First-Hand Experience is Flawed (or why millennials don't hate communism)

"You weren't there."

Being a man of only thirty-one years, I hear this a lot. I wasn't alive during the Great Depression, World War II, and most of the Cold War. These were significant moments in American history, and they greatly shaped the generations that experienced them.

My generation, on the other hand, grew up without any real threat of war or economic collapse. Yes, we saw 9/11, but none of us were drafted into the various Middle Eastern campaigns. Yes, there was a recession in 2008, but it's peak unemployment rate of 10% pales in comparison to the depression's 25%.

By all accounts, those of us born after 1980 are extremely fortunate having been formed by an era relatively free of adversity. Perhaps that's why so many of us don't share our parents' and grandparents' values: we didn't experience what they did and if we had, we might not be so different.

When people say "you weren't there", they're saying that their experience is superior to yours because they believe the present is more objective than the past or future. They saw Hitler's rise to power and heard Gorbachev's speeches.

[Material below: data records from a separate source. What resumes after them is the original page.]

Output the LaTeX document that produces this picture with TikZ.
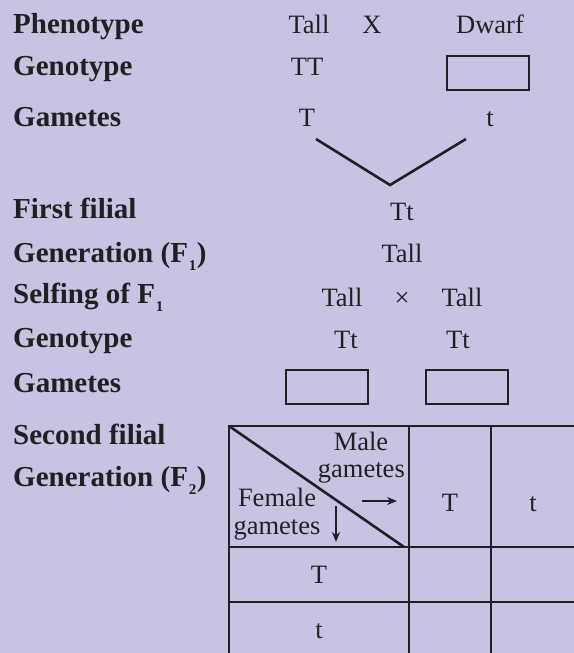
\documentclass[tikz,border=0pt]{standalone}
\usepackage{fontspec}
\setmainfont{Liberation Serif}
\usetikzlibrary{arrows.meta}
\definecolor{bg}{RGB}{198,196,226}
\definecolor{ink}{RGB}{35,31,32}
\newcommand{\mysub}[1]{\kern1bp\raisebox{-8bp}{\fontsize{15bp}{15bp}\selectfont #1}\kern0.5bp}
\begin{document}
\begin{tikzpicture}[x=1bp,y=-1bp,
  lab/.style={anchor=base west,inner sep=0pt,font=\fontsize{29bp}{31bp}\selectfont\bfseries,text=ink},
  val/.style={anchor=base,inner sep=0pt,font=\fontsize{26.5bp}{28bp}\selectfont,text=ink},
  ln/.style={draw=ink,line width=2.6bp},
  emptybox/.style={draw=ink,line width=2.6bp,minimum width=82bp,minimum height=34bp,inner sep=0pt},
  arr/.style={draw=ink,line width=1.5bp,-{Stealth[length=10bp,width=8bp]}}]
\fill[bg] (0,0) rectangle (574,653);
\useasboundingbox (0,0) rectangle (574,653);
% left labels
\node[lab] (ph) at (13,34) {Phenotype};
\node[lab] (ge1) at (13,76) {Genotype};
\node[lab] (ga1) at (13,127) {Gametes};
\node[lab] (ff) at (13,218) {First filial};
\node[lab] (g1) at (13,262) {Generation (F\mysub{1})};
\node[lab] (sf) at (13,303) {Selfing of F\mysub{1}};
\node[lab] (ge2) at (13,347) {Genotype};
\node[lab] (ga2) at (13,392) {Gametes};
\node[lab] (sf2) at (13,444) {Second filial};
\node[lab] (g2) at (13,486) {Generation (F\mysub{2})};
% parents
\node[val] (tall1) at (309,34) {Tall};
\node[val] (x1) at (372,34) {X};
\node[val] (dwarf) at (490,34) {Dwarf};
\node[val] (TT) at (307,76) {TT};
\node[emptybox] (box0) at (488,73) {};
\node[val] (gT) at (307,127) {T};
\node[val] (gt) at (490,127) {t};
\coordinate (v1) at (316,139);
\coordinate (vb) at (390,185);
\coordinate (v2) at (466,139);
\draw[ln] (v1) -- (vb) -- (v2);
% F1
\node[val] (Tt) at (402,220) {Tt};
\node[val] (tallF1) at (402,262) {Tall};
\node[val] (tallA) at (342,306) {Tall};
\node[val] (cross) at (402,306) {×};
\node[val] (tallB) at (462,306) {Tall};
\node[val] (TtA) at (346,348) {Tt};
\node[val] (TtB) at (458,348) {Tt};
\node[emptybox] (boxA) at (327,387) {};
\node[emptybox] (boxB) at (467,387) {};
% Punnett table
\coordinate (c00) at (229,426);
\coordinate (d1) at (404,547);
\draw[ln] (228,426) -- (575,426);
\draw[ln] (228,547) -- (575,547);
\draw[ln] (228,602) -- (575,602);
\draw[ln] (229,425) -- (229,654);
\draw[ln] (409,425) -- (409,654);
\draw[ln] (491,425) -- (491,654);
\draw[ln] (c00) -- (d1);
\node[val] (male) at (361,450) {Male};
\node[val,anchor=base east] (mg) at (405,477) {gametes};
\node[val] (female) at (277,506) {Female};
\node[val] (fg) at (277,534) {gametes};
\coordinate (ra1) at (362,501);
\coordinate (ra2) at (397,501);
\draw[arr] (ra1) -- (ra2);
\coordinate (da1) at (336,506);
\coordinate (da2) at (336,542);
\draw[arr] (da1) -- (da2);
\node[val] (hT) at (450,511) {T};
\node[val] (ht) at (533,511) {t};
\node[val] (rT) at (319,583) {T};
\node[val] (rt) at (319,638) {t};
\end{tikzpicture}
\end{document}
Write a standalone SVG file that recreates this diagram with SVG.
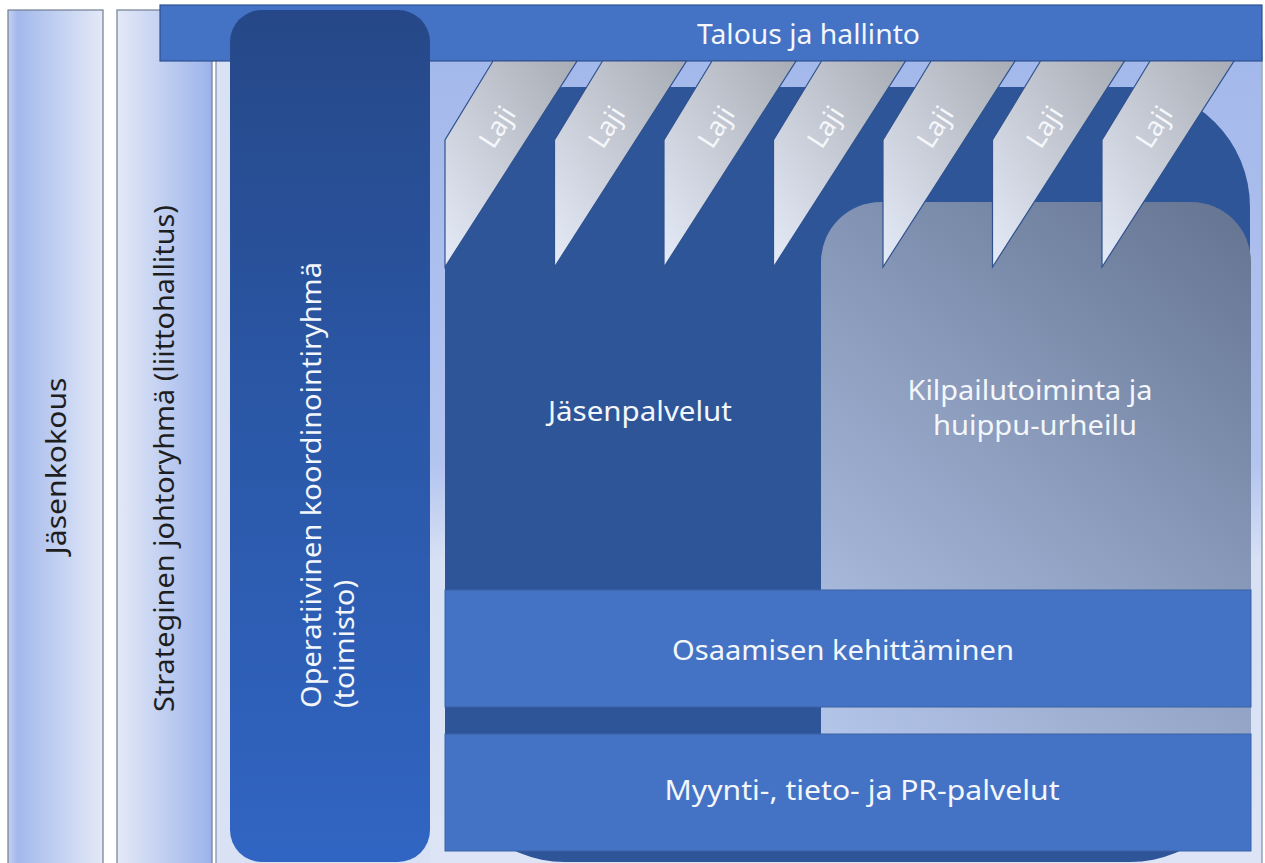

Contrary to the popular wisdom that hindsight is 20/20, they're convinced that missing the forest for the trees is the ultimate perspective.

We should never discredit the smell of war or poverty, but history has a way of broadening the context of our moments. Sure, the stock market collapsed in 1929, but the causes of the panic selling range from overproduction to overconsumption. In the moment, the depression was a freak accident but in retrospect, it was a ticking time bomb.

The closer you are to a situation, the more you feel it but the less you understand it. For example, our parents and grandparents feel a certain way about Communism because they experienced it during a period of rapid, bloody expansion.

By the time of the Cold War, there were seventeen Communist nations (not including the twenty-one Soviet satellite states). Today, there are only five remaining. Consequently, my generation has experienced Communism less as a dangerous ideal and more as the choice economy of a handful of mad dictators.

Of course, the builders and boomers witnessed the devastation of Communism every day. And with their context shrouded in death, most of them came to the same conclusion: Communism is evil. They can't understand why a character like Bernie Sanders captivated so many in our generation because his ideals are the first step towards to greatest evil they've ever known.

But history shows that Communism was nothing more than a tool in the hands of corrupt men, originally intended to combat another tool that had become corrupted.

Like many economic systems, Communism was meant to correct an imbalance in the age-old class disparity between the rich and the poor. Friedrich Engels, one of Communism's founding fathers, claimed that capitalism viz a viz industrialism had made the life of a working person worse by introducing competition. 

The working class used to be able to lead a simple life making what they needed and selling the surplus for profit. But with the advent of industrialism, this life was replaced with factories and machines which could produce greater quantity at lower prices. Similar to how big box stores push out small businesses today, the nineteenth century working class was forced to work in those factories for long hours and low pay or risk starvation.

Communism was an attempt to create class parity by forcing equality between the working and ruling classes. Ironically, Vladimir Lenin formed the first "soviet" or council of workers in response to the same conditions that led America to form labor unions around the same time. Indeed, Communism might have taken root here as well had it had a more charismatic instigator like Lenin.

Of course, one might speculate that FDR's sudden death during his fourth term in office was the only thing that prevented the death of American democracy. No president in history has created a larger government program (Social Security) and no president was closer to becoming a genuine dictator--further proof that the crimes of Communism are indebted to the ones who wield it.

Still, many Americans are more inclined to blame ideas than the people actually responsible for them. In fact, the resistance to Communism (and by misinformed extension, socialism) stems from the long-held myth that the American Dream solved the class warfare riddle.

According to believers in the land of opportunity, Americans are born tabula rasa with an equal chance to become self-made successes if they work hard enough. But the rags-to-riches narrative simply isn't true.

A recent report found that only 35% of the Forbes 400 list in 2011 came from a lower or middle class background. Over 20% were born onto the list while 40.5% were already upper-class or received significant start-up capital from family or an inheritance. In other words, the wealth disparity is as much a result of inherited privilege as it is hard work.

Knowing that Communism is just a benign idea created by corrupt humanity to combat another idea they also corrupted, it's a little hard to call it evil. Previous generations may have condemned it out of hand because of its effects, but that's no different than how some condemn Christianity because of its association with human tragedies such the Crusades, the Inquisition, and the Holocaust.

Furthermore, first-hand experience is flawed with myopia and a lack of context. It's tempting to feel entitled and monopolize the interpretation of an event we saw for ourselves, but history is the closest thing we have to objectivity and history takes more time than our fragile egos allow.

So do yourself a favor. The next time you think you know best--when you desperately want to shut down someone with a petty "you weren't there"--ask an honest friend if they agree with your perspective. You may be right, but there's a good chance you're seeing what you want to see.